Second grower in ring rot scare

 A SECOND GROWER received seed potatoes from suppliers investigation following the discovery of the contagious disease ring rot.


Extensive inquiries are continuing after ring rot was confirmed in a batch of Sante potatoes last month at a Cambridgeshire pack house.


Those potatoes were sent to the packing plant by Hereford farmer John Mercer.


Two stocks of seed used to grow the potatoes in which the disease was discovered originated in the Netherlands.


DEFRA has now confirmed that that an unnamed Lincolnshire farmer also received seed potatoes in 2003 from one of the Dutch suppliers.

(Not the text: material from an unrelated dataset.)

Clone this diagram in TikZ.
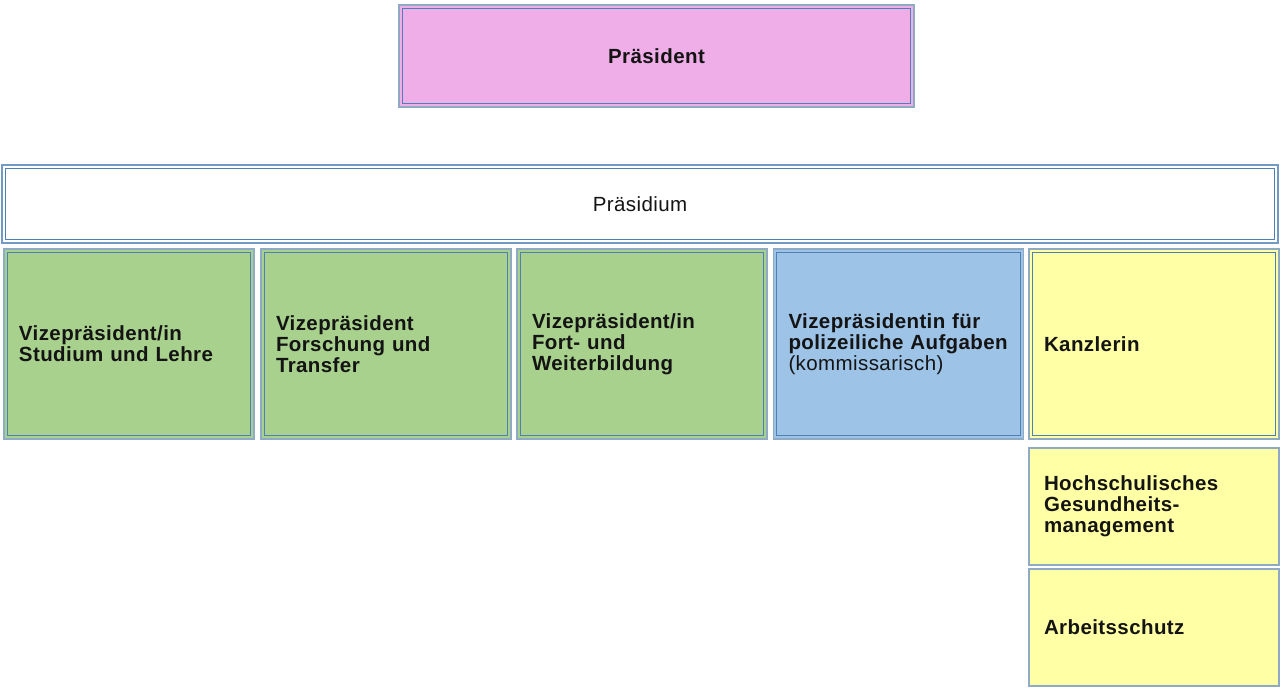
\documentclass[tikz,border=0pt]{standalone}
\usepackage{fontspec}
\setmainfont{Liberation Sans}[LetterSpace=2]
\definecolor{pinkf}{HTML}{EFAEE8}
\definecolor{greenf}{HTML}{A9D18E}
\definecolor{bluef}{HTML}{9DC3E6}
\definecolor{yellowf}{HTML}{FFFFA6}
\definecolor{outerc}{HTML}{8FAAC4}
\definecolor{innerc}{HTML}{4F7FB5}
\definecolor{txt}{HTML}{141414}
\begin{document}
\begin{tikzpicture}[x=1pt,y=1pt,
  box/.style={rectangle, draw=outerc, line width=1.2pt, inner xsep=15pt, inner ysep=0pt,
    minimum height=#1, align=left, font=\fontsize{20.5}{21}\selectfont\bfseries, text=txt},
  box/.default=190pt,
  vbox/.style={box, text width=220pt, minimum width=250pt},
  inner/.style={draw=innerc, line width=1.1pt}
]
\useasboundingbox (0,0) rectangle (1283,690);
\fill[white] (0,0) rectangle (1283,690);

\node[box=102pt, fill=pinkf, minimum width=515pt, text width=485pt, align=center] (praes) at (656.5,634) {Präsident};
\node[box=78pt, fill=white, draw=innerc!80, minimum width=1276pt, text width=1246pt, align=center, font=\fontsize{20.5}{21}\selectfont\mdseries] (gremium) at (640,486) {Präsidium};

\node[vbox, fill=greenf] (vp1) at (129,346) {Vizepräsident/in\\Studium und Lehre};
\node[vbox, fill=greenf] (vp2) at (386,346) {Vizepräsident\\Forschung und\\Transfer};
\node[vbox, fill=greenf] (vp3) at (642,346) {Vizepräsident/in\\Fort- und\\Weiterbildung};
\node[vbox, fill=bluef] (vp4) at (898.5,346) {Vizepräsidentin für\\polizeiliche Aufgaben\\\mdseries(kommissarisch)};
\node[vbox, fill=yellowf] (kanz) at (1154,346) {Kanzlerin};

\node[vbox, box=117pt, fill=yellowf] (bgm) at (1154,183.5) {Hochschulisches\\Gesundheits-\\management};
\node[vbox, box=117pt, fill=yellowf] (as) at (1154,62.5) {Arbeitsschutz};

\foreach \n in {praes,gremium,vp1,vp2,vp3,vp4,kanz}{
  \draw[inner] ([shift={(4,4)}]\n.south west) rectangle ([shift={(-4,-4)}]\n.north east);
}
\end{tikzpicture}
\end{document}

Stocks at the unnamed premises are now under scrutiny, said a DEFRA press statement on Wednesday (11 August).


Officials are liaising closely with the plant health authorities in the Netherlands to establish whether this seed may have been infected.


They are also trying to find our whether there is any other explanation for the disease.


All affected potatoes from the packing firm in Cambridgeshire where the disease was identified have been disposed of by landfill.


Cleansing and disinfection has been completed at this premises, which means it can operate normally again.


One consignment of Estima potatoes from the Herefordshire farm that supplied the potatoes to Cambridgeshire was exported to Norway in 2004.


Although there is currently no evidence that these potatoes were infected with ring rot, the Norwegian authorities have been notified.